#### What you need to do
Where a line of the material contains the string "this", copy that line.

#### Listing
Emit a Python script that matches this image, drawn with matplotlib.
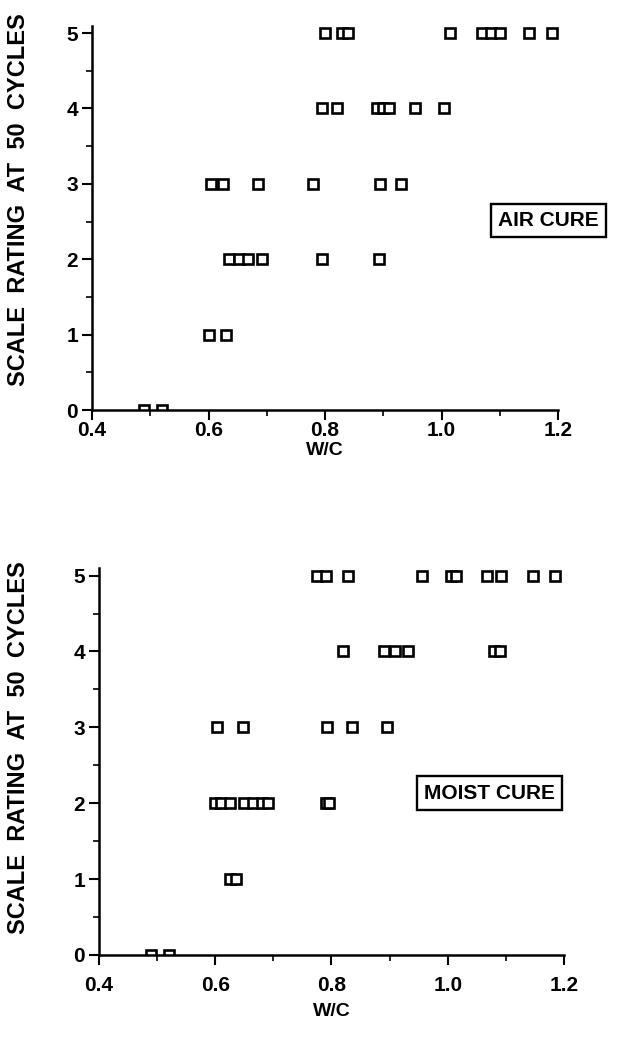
import matplotlib
matplotlib.use("Agg")
import matplotlib.pyplot as plt
from matplotlib.ticker import MultipleLocator

plt.rcParams['font.family'] = ['Liberation Sans', 'DejaVu Sans']
plt.rcParams['font.weight'] = 'bold'

# air cure: w/c ratio and scale rating
air_wc = [0.80, 0.83, 0.84, 1.015, 1.07, 1.085, 1.10, 1.15, 1.19,
          0.795, 0.82, 0.89, 0.90, 0.91, 0.955, 1.005,
          0.605, 0.625, 0.685, 0.78, 0.895, 0.93,
          0.635, 0.652, 0.668, 0.692, 0.795, 0.893,
          0.60, 0.63,
          0.49, 0.52]
air_rating = [5] * 9 + [4] * 7 + [3] * 6 + [2] * 6 + [1] * 2 + [0] * 2

# moist cure
moist_wc = [0.775, 0.79, 0.828, 0.955, 1.005, 1.015, 1.067, 1.092, 1.146, 1.185,
            0.82, 0.89, 0.91, 0.932, 1.08, 1.09,
            0.603, 0.647, 0.793, 0.835, 0.895,
            0.60, 0.61, 0.625, 0.65, 0.665, 0.68, 0.69, 0.79, 0.795,
            0.625, 0.635,
            0.49, 0.52]
moist_rating = [5] * 10 + [4] * 6 + [3] * 5 + [2] * 9 + [1] * 2 + [0] * 2

xticks = [0.4, 0.6, 0.8, 1.0, 1.2]
yticks = [0, 1, 2, 3, 4, 5]
ylabel = "SCALE  RATING  AT  50  CYCLES"


def draw_panel(ax, wc, rating, label, box_xy, ylabel_xy, xpad, xlabelpad):
    ax.plot(wc, rating, linestyle='none', marker='s', markersize=7,
            markerfacecolor='white', markeredgecolor='black', markeredgewidth=1.9)
    ax.set_xlim(0.4, 1.2)
    ax.set_ylim(0, 5.1)
    ax.set_xticks(xticks)
    ax.set_xticklabels(["%.1f" % t for t in xticks])
    ax.set_yticks(yticks)
    ax.xaxis.set_minor_locator(MultipleLocator(0.1))
    ax.yaxis.set_minor_locator(MultipleLocator(0.5))
    ax.tick_params(which='major', direction='out', length=7, width=1.5, labelsize=15)
    ax.tick_params(which='minor', direction='out', length=4.5, width=1.2)
    ax.tick_params(axis='x', which='major', pad=xpad)
    ax.tick_params(axis='y', which='major', pad=3)
    for s in ['top', 'right']:
        ax.spines[s].set_visible(False)
    for s in ['left', 'bottom']:
        ax.spines[s].set_linewidth(1.8)
    ax.set_xlabel("W/C", fontsize=14, fontweight='bold', labelpad=xlabelpad)
    ax.set_ylabel(ylabel, fontsize=17, fontweight='bold')
    ax.yaxis.set_label_coords(*ylabel_xy)
    ax.text(box_xy[0], box_xy[1], label, transform=ax.transAxes, fontsize=15,
            fontweight='bold', ha='center', va='center',
            bbox=dict(boxstyle='square,pad=0.35', facecolor='white',
                      edgecolor='black', linewidth=1.7))


fig = plt.figure(figsize=(6.42, 10.38), dpi=100)
ax1 = fig.add_axes([0.1433, 0.605, 0.7259, 0.3704])
ax2 = fig.add_axes([0.1542, 0.080, 0.7243, 0.3728])

draw_panel(ax1, air_wc, air_rating, "AIR CURE", (0.98, 0.493), (-0.133, 0.546), 1, 1)
draw_panel(ax2, moist_wc, moist_rating, "MOIST CURE", (0.84, 0.418), (-0.148, 0.535), 8, 6)

fig.savefig("out.png", dpi=100)
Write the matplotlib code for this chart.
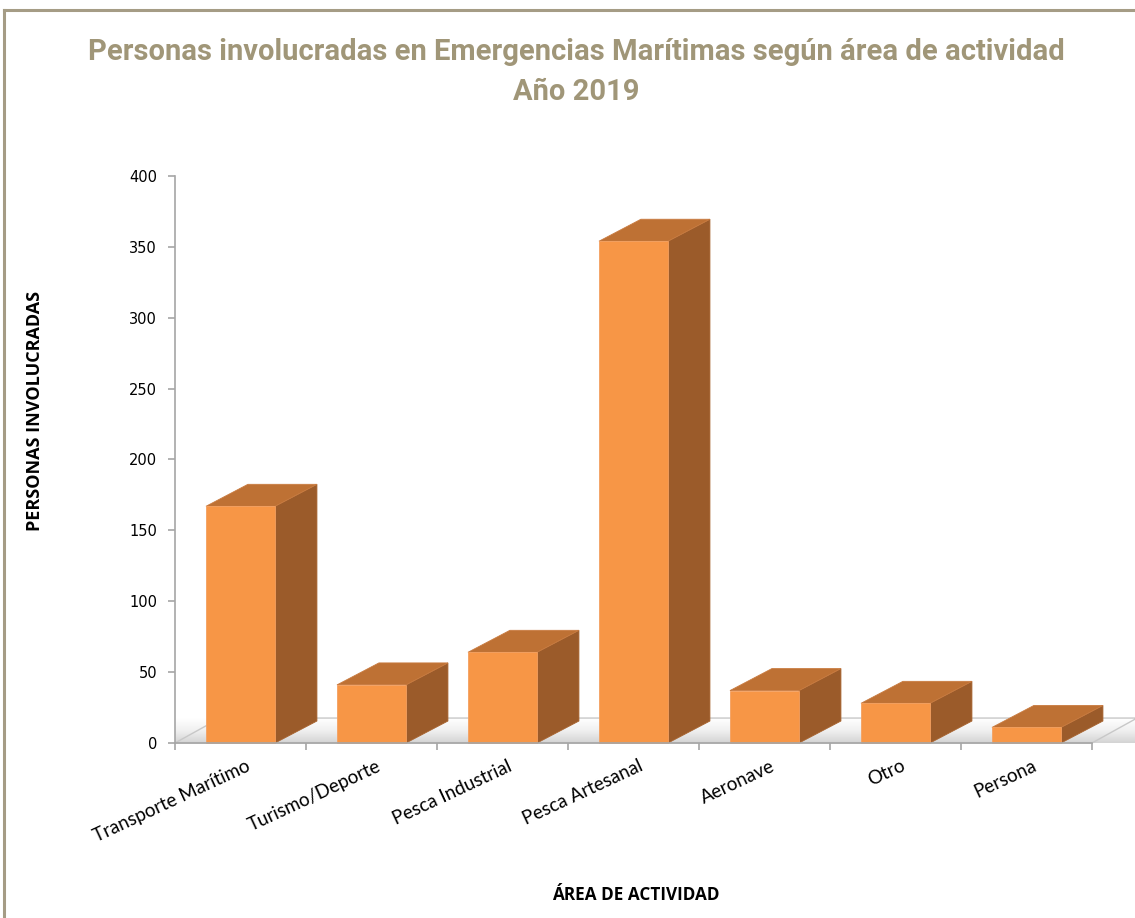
import numpy as np
import matplotlib
matplotlib.use("Agg")
import matplotlib.pyplot as plt
from matplotlib.patches import Polygon
from matplotlib.lines import Line2D
from matplotlib.colors import LinearSegmentedColormap

categories = ["Transporte Marítimo", "Turismo/Deporte", "Pesca Industrial",
              "Pesca Artesanal", "Aeronave", "Otro", "Persona"]
values = [167, 41, 64, 354, 37, 28, 11]
yticks = [0, 50, 100, 150, 200, 250, 300, 350, 400]
title_l1 = "Personas involucradas en Emergencias Marítimas según área de actividad"
title_l2 = "Año 2019"
ylabel = "PERSONAS INVOLUCRADAS"
xlabel = "ÁREA DE ACTIVIDAD"

W, H = 1135, 918
fig = plt.figure(figsize=(W / 100, H / 100), dpi=100)
fig.patch.set_facecolor("white")

# frame around chart area
border_c = "#A59C85"
fig.add_artist(Line2D([4 / W, 1.0], [1 - 10 / H, 1 - 10 / H], color=border_c, lw=2.2))
fig.add_artist(Line2D([4 / W, 4 / W], [0, 1 - 10 / H], color=border_c, lw=2.2))

ax = fig.add_axes([175 / W, 175 / H, 917 / W, 567 / H])
n = len(categories)

front_c = "#F79646"
top_c = "#BE7134"
side_c = "#9B5B2A"

bw = 0.527
dx, dy = 0.32, 15.5
fdx, fdy = 0.344, 17.6

# floor with gradient
floor = Polygon([(0, 0), (n, 0), (n + fdx, fdy), (fdx, fdy)], closed=True,
                facecolor="none", edgecolor="#C8C8C8", lw=1.0, clip_on=False, zorder=1)
ax.add_patch(floor)
grad = np.tile(np.linspace(0, 1, 64).reshape(-1, 1), (1, 2))
cmap = LinearSegmentedColormap.from_list("fl", ["#FFFFFF", "#F0F0F0", "#D4D4D4"])
im = ax.imshow(grad, extent=(0, n + fdx, 0, fdy), origin="upper", cmap=cmap,
               aspect="auto", zorder=0.9, clip_on=False, interpolation="bilinear")
im.set_clip_path(floor)
ax.set_xlim(0, n)
ax.set_ylim(0, 400)

for i, v in enumerate(values):
    c = i + 0.5
    x0, x1 = c - bw / 2, c + bw / 2
    side = Polygon([(x1, 0), (x1 + dx, dy), (x1 + dx, v + dy), (x1, v)],
                   closed=True, facecolor=side_c, edgecolor="#A8642F", lw=0.6,
                   clip_on=False, zorder=3)
    top = Polygon([(x0, v), (x1, v), (x1 + dx, v + dy), (x0 + dx, v + dy)],
                  closed=True, facecolor=top_c, edgecolor="#C97B40", lw=0.6,
                  clip_on=False, zorder=3)
    ax.add_patch(side)
    ax.add_patch(top)
    ax.bar(c, v, width=bw, color=front_c, edgecolor="#F4A060", lw=0.6, zorder=4,
           clip_on=False)

for s in ["top", "right", "bottom"]:
    ax.spines[s].set_visible(False)
ax.spines["left"].set_color("#A6A6A6")
ax.spines["left"].set_linewidth(1.2)
ax.axhline(0, color="#A6A6A6", lw=1.2, zorder=5, clip_on=False)
ax.patch.set_alpha(0)

ax.set_yticks(yticks)
ax.set_yticklabels([str(t) for t in yticks], fontsize=10.5, family="DejaVu Sans",
                   color="#000000")
ax.tick_params(axis="y", direction="out", length=5, color="#A6A6A6", width=1.2, pad=8)
ax.set_xticks(range(n + 1))
ax.set_xticklabels([])
ax.tick_params(axis="x", direction="out", length=5, color="#A6A6A6", width=1.2)

for i, lab in enumerate(categories):
    ax.text(i + 0.5 + 0.04, -10, lab, rotation=25, ha="right", va="top",
            rotation_mode="anchor", fontsize=13.5, family="Lato", color="#000000")

fig.text(35 / W, 1 - 411 / H, ylabel, rotation=90, ha="center", va="center",
         fontsize=13, fontweight="bold", family="Open Sans", color="#000000")
fig.text(636 / W, 1 - 895 / H, xlabel, ha="center", va="center",
         fontsize=12.3, fontweight="bold", family="Open Sans", color="#000000")

fig.text(576 / W, 1 - 52 / H, title_l1,
         ha="center", va="center", fontsize=21, fontweight="bold", family="Roboto",
         color="#A09678")
fig.text(576 / W, 1 - 92 / H, title_l2,
         ha="center", va="center", fontsize=21, fontweight="bold", family="Roboto",
         color="#A09678")

fig.savefig("out.png", dpi=100, facecolor="white")
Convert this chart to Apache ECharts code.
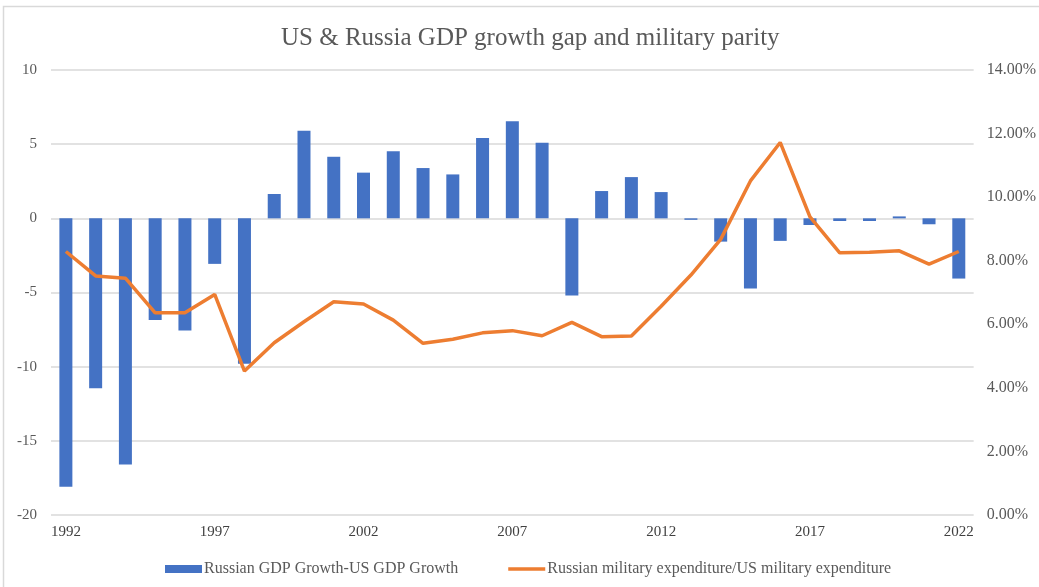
<!DOCTYPE html>
<html>
<head>
<meta charset="utf-8">
<script src="https://cdn.jsdelivr.net/npm/echarts@6/dist/echarts.min.js"></script>
<style>
  html, body { margin: 0; padding: 0; background: #fff; }
  #chart { width: 1039px; height: 587px; }
</style>
</head>
<body>
<div id="chart"></div>
<script>
// Years on the category axis
const years = [
  '1992','1993','1994','1995','1996','1997','1998','1999','2000','2001',
  '2002','2003','2004','2005','2006','2007','2008','2009','2010','2011',
  '2012','2013','2014','2015','2016','2017','2018','2019','2020','2021','2022'
];

// Russian GDP growth minus US GDP growth (percentage points)
const gdpGap = [
  -18.1, -11.45, -16.6, -6.85, -7.56, -3.07, -9.8, 1.64, 5.9, 4.15,
  3.08, 4.53, 3.39, 2.96, 5.41, 6.55, 5.1, -5.2, 1.84, 2.78,
  1.77, -0.1, -1.57, -4.73, -1.52, -0.45, -0.18, -0.18, 0.13, -0.4, -4.06
];

// Russian military expenditure as a share of US military expenditure (%)
const milRatio = [
  8.29, 7.52, 7.45, 6.36, 6.36, 6.94, 4.53, 5.42, 6.08, 6.71,
  6.64, 6.13, 5.40, 5.53, 5.73, 5.80, 5.64, 6.06, 5.61, 5.63,
  6.57, 7.55, 8.67, 10.51, 11.72, 9.38, 8.25, 8.27, 8.31, 7.89, 8.29
];

const gapName = 'Russian GDP Growth-US GDP Growth';
const ratioName = 'Russian military expenditure/US military expenditure';

const serif = '"Liberation Serif", "DejaVu Serif", serif';
const grey = '#595959';
const gridGrey = '#d9d9d9';

// Plain thick stroke used as the line series' legend key
const lineKey = 'path://M0,0 M0,2.3 L37,2.3 L37,5.7 L0,5.7 Z M37,8';

const chart = echarts.init(document.getElementById('chart'));
chart.setOption({
  animation: false,
  backgroundColor: '#fff',
  graphic: [{
    type: 'rect',
    shape: { x: 3.5, y: 6.5, width: 1100, height: 600 },
    style: { fill: 'none', stroke: gridGrey, lineWidth: 1.5 },
    silent: true,
    z: -10
  }],
  title: {
    text: 'US & Russia GDP growth gap and military parity',
    left: 276,
    top: 21,
    textStyle: { fontFamily: serif, fontSize: 25, fontWeight: 'normal', color: grey }
  },
  legend: {
    left: 160,
    top: 556,
    itemGap: 50,
    itemWidth: 37,
    itemHeight: 8,
    textStyle: { fontFamily: serif, fontSize: 16, color: grey, padding: [0, 0, 0, -3] },
    data: [
      { name: gapName, icon: 'rect' },
      { name: ratioName, icon: lineKey }
    ]
  },
  grid: { left: 51, right: 64, top: 70, bottom: 72, containLabel: false },
  xAxis: {
    type: 'category',
    data: years,
    axisLine: { show: false },
    axisTick: { show: false },
    axisLabel: {
      interval: 4,
      margin: 10,
      fontFamily: serif,
      fontSize: 15,
      color: '#404040'
    }
  },
  yAxis: [
    {
      type: 'value',
      min: -20,
      max: 10,
      interval: 5,
      axisLine: { show: false },
      axisTick: { show: false },
      splitLine: { lineStyle: { color: gridGrey, width: 1.5 } },
      axisLabel: { margin: 14, fontFamily: serif, fontSize: 15, color: grey }
    },
    {
      type: 'value',
      min: 0,
      max: 14,
      interval: 2,
      position: 'right',
      axisLine: { show: false },
      axisTick: { show: false },
      splitLine: { show: false },
      axisLabel: {
        margin: 13,
        fontFamily: serif,
        fontSize: 16,
        color: grey,
        formatter: v => v.toFixed(2) + '%'
      }
    }
  ],
  series: [
    {
      name: gapName,
      type: 'bar',
      yAxisIndex: 0,
      data: gdpGap,
      barWidth: 13,
      itemStyle: { color: '#4472C4' }
    },
    {
      name: ratioName,
      type: 'line',
      yAxisIndex: 1,
      data: milRatio,
      symbol: 'none',
      lineStyle: { color: '#ED7D31', width: 3.5 },
      itemStyle: { color: '#ED7D31' },
      z: 3
    }
  ]
});
</script>
</body>
</html>
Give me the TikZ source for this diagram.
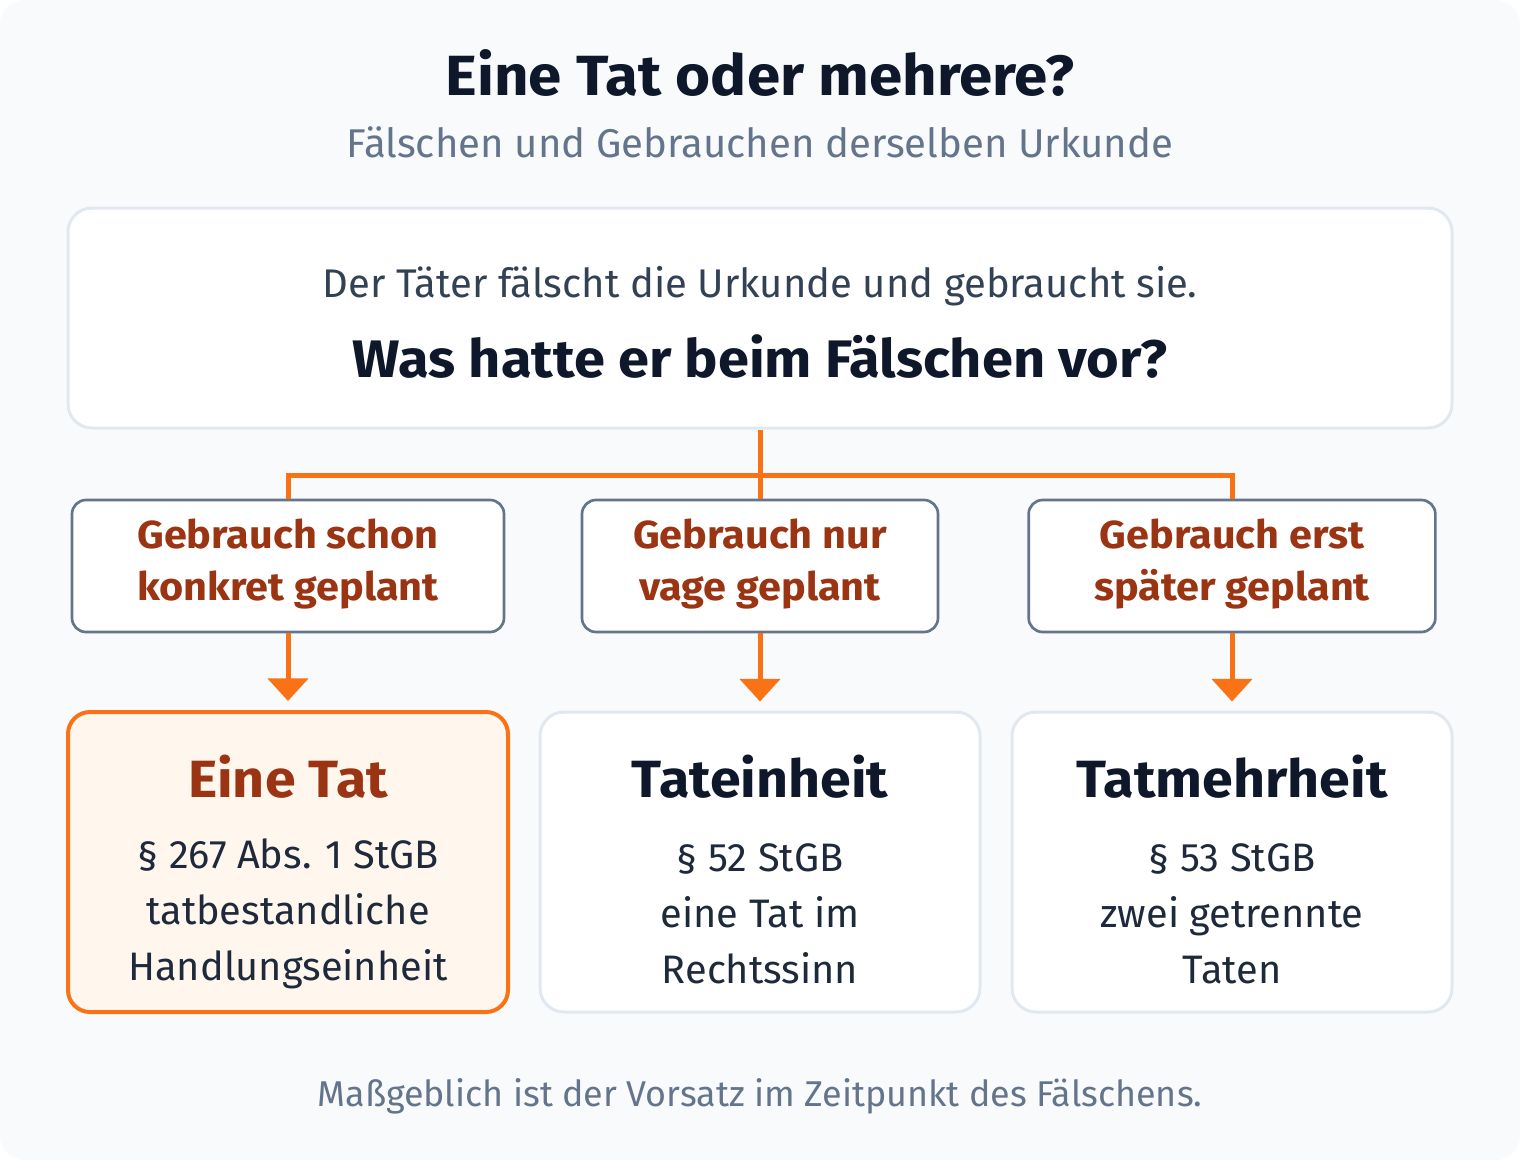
\documentclass[tikz,border=0pt]{standalone}
\usepackage{fontspec}
\setmainfont{Fira Sans}[BoldFeatures={FakeStretch=1.06}]
\usetikzlibrary{arrows.meta}
\definecolor{bgc}{HTML}{F8FAFC}
\definecolor{lightb}{HTML}{E2E8F0}
\definecolor{slateb}{HTML}{64748B}
\definecolor{orng}{HTML}{F97316}
\definecolor{rust}{HTML}{9A3412}
\definecolor{peach}{HTML}{FFF7ED}
\definecolor{ink}{HTML}{0F172A}
\definecolor{body}{HTML}{334155}
\definecolor{bodyd}{HTML}{1E293B}
\tikzset{
  card/.style={draw=lightb, line width=2.25pt, fill=white, rounded corners=18pt, inner sep=0pt},
  choice/.style={draw=slateb, line width=2pt, fill=white, rounded corners=10.5pt, inner sep=0pt, minimum height=99pt},
  res/.style={card, minimum width=330pt, minimum height=225pt},
  hot/.style={draw=orng, line width=3pt, fill=peach, rounded corners=16.5pt, inner sep=0pt, minimum width=330pt, minimum height=225pt},
  conn/.style={draw=orng, line width=3.75pt, line join=miter},
  arr/.style={conn, -{Triangle[width=30pt,length=17pt]}, shorten >=6.75pt},
  choicetxt/.style={text=rust, font=\fontsize{29.3}{39}\selectfont\bfseries, align=center},
  restitle/.style={font=\fontsize{39.3}{45}\selectfont\bfseries},
  restxt/.style={text=bodyd, font=\fontsize{29.8}{42}\selectfont, align=center},
}
\begin{document}
\begin{tikzpicture}[x=0.75pt, y=-0.75pt]
\useasboundingbox (0,0) rectangle (1520,1160);
\fill[bgc, rounded corners=18pt] (0,0) rectangle (1520,1160);

\node[text=ink, font=\fontsize{42.5}{48}\selectfont\bfseries] (title) at (760,73) {Eine Tat oder mehrere?};
\node[text=slateb, font=\fontsize{30.1}{34}\selectfont] (sub) at (760,142) {Fälschen und Gebrauchen derselben Urkunde};

\node[card, minimum width=1038pt, minimum height=165pt] (top) at (760,318) {};
\node[text=body, font=\fontsize{30}{34}\selectfont] (q1) at (760,286) {Der Täter fälscht die Urkunde und gebraucht sie.};
\node[text=ink, font=\fontsize{39.6}{44}\selectfont\bfseries] (q2) at (760,357) {Was hatte er beim Fälschen vor?};

\node[choice, minimum width=324pt] (m1) at (288,566) {};
\node[choice, minimum width=267pt] (m2) at (760,566) {};
\node[choice, minimum width=305pt] (m3) at (1232,566) {};
\node[choicetxt] (m1t) at (288,564) {Gebrauch schon\\konkret geplant};
\node[choicetxt] (m2t) at (760,564) {Gebrauch nur\\vage geplant};
\node[choicetxt] (m3t) at (1232,564) {Gebrauch erst\\später geplant};

\coordinate (j) at (760,475);
\draw[conn] (top.south) -- (j);
\draw[conn] (m1.north) |- (j) -| (m3.north);
\draw[conn] (j) -- (m2.north);

\node[hot] (b1) at (288,862) {};
\node[res] (b2) at (760,862) {};
\node[res] (b3) at (1232,862) {};

\draw[arr] (m1.south) -- (b1.north);
\draw[arr] (m2.south) -- (b2.north);
\draw[arr] (m3.south) -- (b3.north);

\node[restitle, text=rust] (b1h) at (288,777) {Eine Tat};
\node[restitle, text=ink] (b2h) at (760,777) {Tateinheit};
\node[restitle, text=ink] (b3h) at (1232,777) {Tatmehrheit};
\node[restxt] (b1t) at (288,914) {§ 267 Abs. 1 StGB\\tatbestandliche\\Handlungseinheit};
\node[restxt] (b2t) at (760,914) {§ 52 StGB\\eine Tat im\\Rechtssinn};
\node[restxt] (b3t) at (1232,914) {§ 53 StGB\\zwei getrennte\\Taten};

\node[text=slateb, font=\fontsize{26.9}{30}\selectfont] (foot) at (760,1096) {Maßgeblich ist der Vorsatz im Zeitpunkt des Fälschens.};
\end{tikzpicture}
\end{document}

#### Reply to the exercise
Emit a Python script that matches this image, drawn with matplotlib.
Write the matplotlib code for this chart.
Convert this chart to Apache ECharts code.
Give me the TikZ source for this diagram.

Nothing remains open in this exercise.